FoxAlien

FoxAlien Vasto

Final Sale: industrial-grade CNC with ball screws and linear rails

Use with Easel Pro →

About the Machine

Final Sale: FoxAlien is retiring this model, but it remains fully supported in Easel. The Vasto is an industrial-grade CNC with a 400 x 400 x 100 mm cutting area, dual HG-15 linear rails with 16mm (XY) and 12mm (Z) ball screws, NEMA23 stepper motors with independent DM542 drivers, a 400W spindle, and open-source GRBL-based control. It assembles in 30-45 minutes.

Cut Settings on this Machine

Every cut starts with one formula: Feed Rate = Spindle Speed (RPM) x Chip Load x Number of Cutting Edges (flutes). Chip load is the thickness of material each cutting edge removes in one revolution of the bit. This number comes from the manufacturer of the bit, which publishes a chip-load chart for each bit diameter and material. Look up your exact bit and material, start from the middle of the published range, and you have the third number in the formula. The chart below shows the recommended spindle speed for each material and bit type.

MaterialSolid carbide bit (RPM)HSS & carbide-tipped bit (RPM)
Plastic (hard & soft)18,0008,000
Soft woods (MDF, particleboard, etc.)22,00010,000
Hard wood (oak, maple, etc.)16,0007,000
Aluminum12,000-14,0005,500
Aluminum, softer grades (such as 3003)10,0005,000
Foam (harder foams; soft foams do not rout well)18,0008,000
Composites12,0005,000

If this machine's spindle cannot reach the listed speed, run the spindle at its maximum and control the cut with feed rate. For 65mm trim routers, the DeWalt DW611 dial maps to: 1 = 16,000; 2 = 18,200; 3 = 20,400; 4 = 22,600; 5 = 24,800; 6 = 27,000 RPM.

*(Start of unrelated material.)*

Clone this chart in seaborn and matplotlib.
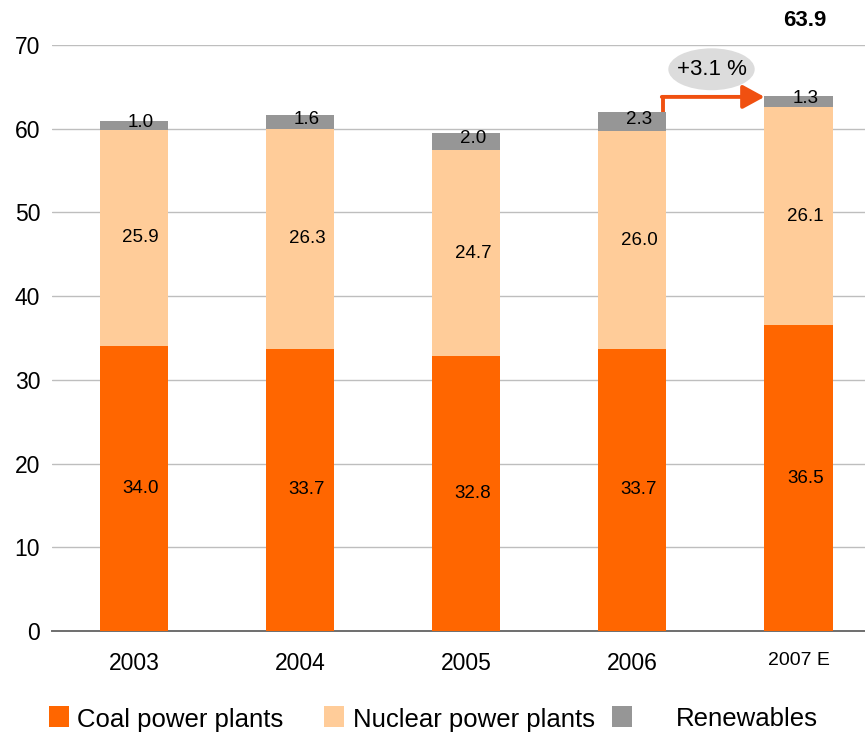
import matplotlib
matplotlib.use("Agg")
import matplotlib.pyplot as plt
import seaborn as sns
import pandas as pd
import numpy as np
from matplotlib.patches import Ellipse, Rectangle

years = ["2003", "2004", "2005", "2006", "2007 E"]
coal = [34.0, 33.7, 32.8, 33.7, 36.5]
nuclear = [25.9, 26.3, 24.7, 26.0, 26.1]
renewables = [1.0, 1.6, 2.0, 2.3, 1.3]
series_names = ["Coal power plants", "Nuclear power plants", "Renewables"]
colors = ["#FF6600", "#FFCC99", "#969696"]
total_label = "63.9"
growth_label = "+3.1 %"

sns.set_theme(style="white")
plt.rcParams['font.family'] = ['Liberation Sans', 'DejaVu Sans']
plt.rcParams['text.color'] = 'black'
plt.rcParams['xtick.color'] = 'black'
plt.rcParams['ytick.color'] = 'black'

W, H = 865, 732
fig = plt.figure(figsize=(W / 100, H / 100), dpi=100)
ax = fig.add_axes([52 / W, 101 / H, 1 - 52 / W, 586 / H])

df = pd.DataFrame({"year": years, "coal": coal, "nuclear": nuclear, "renew": renewables})
df["c_n"] = df["coal"] + df["nuclear"]
df["total"] = df["c_n"] + df["renew"]

w = 0.41
sns.barplot(data=df, x="year", y="total", color=colors[2], width=w, ax=ax, saturation=1, zorder=2)
sns.barplot(data=df, x="year", y="c_n", color=colors[1], width=w, ax=ax, saturation=1, zorder=3)
sns.barplot(data=df, x="year", y="coal", color=colors[0], width=w, ax=ax, saturation=1, zorder=4)
for p in ax.patches:
    p.set_edgecolor("none")

x = np.arange(len(years))
fs_lab = 13.5
for i in range(len(years)):
    ax.text(x[i] + 0.04, coal[i] / 2, f"{coal[i]:.1f}", ha="center", va="center", fontsize=fs_lab, color="black", zorder=6)
    ax.text(x[i] + 0.04, coal[i] + nuclear[i] / 2, f"{nuclear[i]:.1f}", ha="center", va="center", fontsize=fs_lab, color="black", zorder=6)
    ax.text(x[i] + 0.04, coal[i] + nuclear[i] + renewables[i] / 2 + 0.3, f"{renewables[i]:.1f}", ha="center", va="center", fontsize=fs_lab, color="black", zorder=6)

# total on top of last bar
ax.text(x[-1] + 0.04, 72.9, total_label, ha="center", va="center", fontsize=16, fontweight="bold",
        color="black", clip_on=False)

# growth arrow
t6 = df["total"].iloc[3]
yarr = 63.8
xs = x[3] + w / 2 - 0.02
xe = x[4] - w / 2
ax.plot([xs, xs], [t6, yarr], color="#F05010", lw=2.8, solid_capstyle="butt", zorder=7)
ax.annotate("", xy=(xe, yarr), xytext=(xs - 0.008, yarr),
            arrowprops=dict(arrowstyle="-|>,head_length=1.1,head_width=0.6", color="#F05010", lw=2.8,
                            shrinkA=0, shrinkB=0),
            zorder=7)
ell = Ellipse((3.476, 67.1), width=0.52, height=5.0, facecolor="#DCDCDC", edgecolor="none", zorder=6)
ax.add_patch(ell)
ax.text(3.476, 67.1, growth_label, ha="center", va="center", fontsize=16, color="black", zorder=8)

ax.set_ylim(0, 70)
ax.set_xlim(-0.494, 4.40)
ax.set_yticks(range(0, 71, 10))
ax.yaxis.grid(True, color="#BEBEBE", lw=1.0, zorder=0)
ax.set_axisbelow(True)
for s in ["top", "right", "left"]:
    ax.spines[s].set_visible(False)
ax.spines["bottom"].set_color("#6E6E6E")
ax.spines["bottom"].set_linewidth(1.4)
ax.set_xlabel("")
ax.set_ylabel("")
ax.tick_params(axis="both", length=0, labelsize=16.5, colors="black", labelcolor="black")
ax.tick_params(axis="y", pad=8.5)
ax.tick_params(axis="x", pad=15)
for lab in ax.get_xticklabels():
    if lab.get_text().endswith("E"):
        lab.set_fontsize(14)

# legend, placed manually in figure pixels
sq_x = [49, 324, 612]
tx_x = [77, 353, 676]
for c, sx, tx, name in zip(colors, sq_x, tx_x, series_names):
    fig.add_artist(Rectangle((sx / W, 5 / H), 20 / W, 21 / H, transform=fig.transFigure,
                             facecolor=c, edgecolor="none"))
    fig.text(tx / W, 5.5 / H, name, ha="left", va="baseline", fontsize=18.5, color="black")

fig.savefig("out.png", dpi=100)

The Vasto ships with a 400W spindle and also accepts 65mm trim routers (Makita RT0700C, DeWalt DWP611). FoxAlien doesn't publish an RPM for the stock spindle, so treat the chart's spindle-speed column as a reference rather than a dial setting: read the actual number off your spindle or router and keep the feed rate as your main control. Depth per pass is where the machine itself matters. The Vasto runs dual HG-15 linear rails with 16mm ball screws on X/Y and a 12mm ball screw on Z, a genuinely rigid drive train with very little backlash, so it can take deeper passes than a belt-and-wheel machine before the bit deflects or chatters. Spindle power is still the practical limit though: push too deep and the spindle bogs down (you'll hear the RPM drop) rather than the frame flexing. The fastest way to dial in a cut is to see what has already worked for other people.

Worked example for feed rate: 1/8in (3.175mm) two-flute solid carbide end mill in hard wood. FoxAlien doesn't publish a spindle RPM, so this example uses the reference chart speed of 16,000 RPM; use your spindle's actual top speed if it is lower. With the bit maker's chip load of 0.025mm per tooth (0.0010 in): 16,000 x 0.025 x 2 = 800 mm/min (31 in/min) feed. The Vasto's ball-screw and linear-rail drive is rigid, so depth per pass is limited more by spindle power than by frame flex; start with the depths in the Cut Settings guide above and check Community Cut Settings in Easel for what's worked on this machine. If the spindle audibly slows in the cut, reduce the depth, not the feed. Slowing the feed below the chip load makes the bit rub instead of cut.

Community Cut Settings shows the spindle speed, feed rate, and depth per pass other makers actually run for your machine, material, and bit.

Quick Specs

Cuttable Area

400 x 400 x 100 mm (15.75 x 15.75 x 3.94 in)
Spindle Power
400W

Stepper Motors

NEMA 23 with DM542 drivers

Drive System

16mm (XY) / 12mm (Z) ball screws, dual HG-15 linear rails

Controller
GRBL
Connectivity
USB

Using this machine with Easel

FoxAlien is retiring the Vasto, but it stays fully supported in Easel. It connects through the free Easel Driver: install the driver on your Mac or Windows computer, plug the machine in over USB, and Easel talks to it in real time. You design in the browser, Easel generates the toolpaths, and the Carve button walks you through homing, zeroing, and starting the cut. Pick Vasto from Easel's machine menu during setup and the canvas is sized to the machine's 400 x 400 x 100 mm cutting area, so your preview matches what the machine can actually cut.

Prefer not to install anything? Rapid Connect lets any GRBL machine, this one included, connect straight from your browser. If you go the driver route, grab it from the downloads page and follow the step-by-step install guide.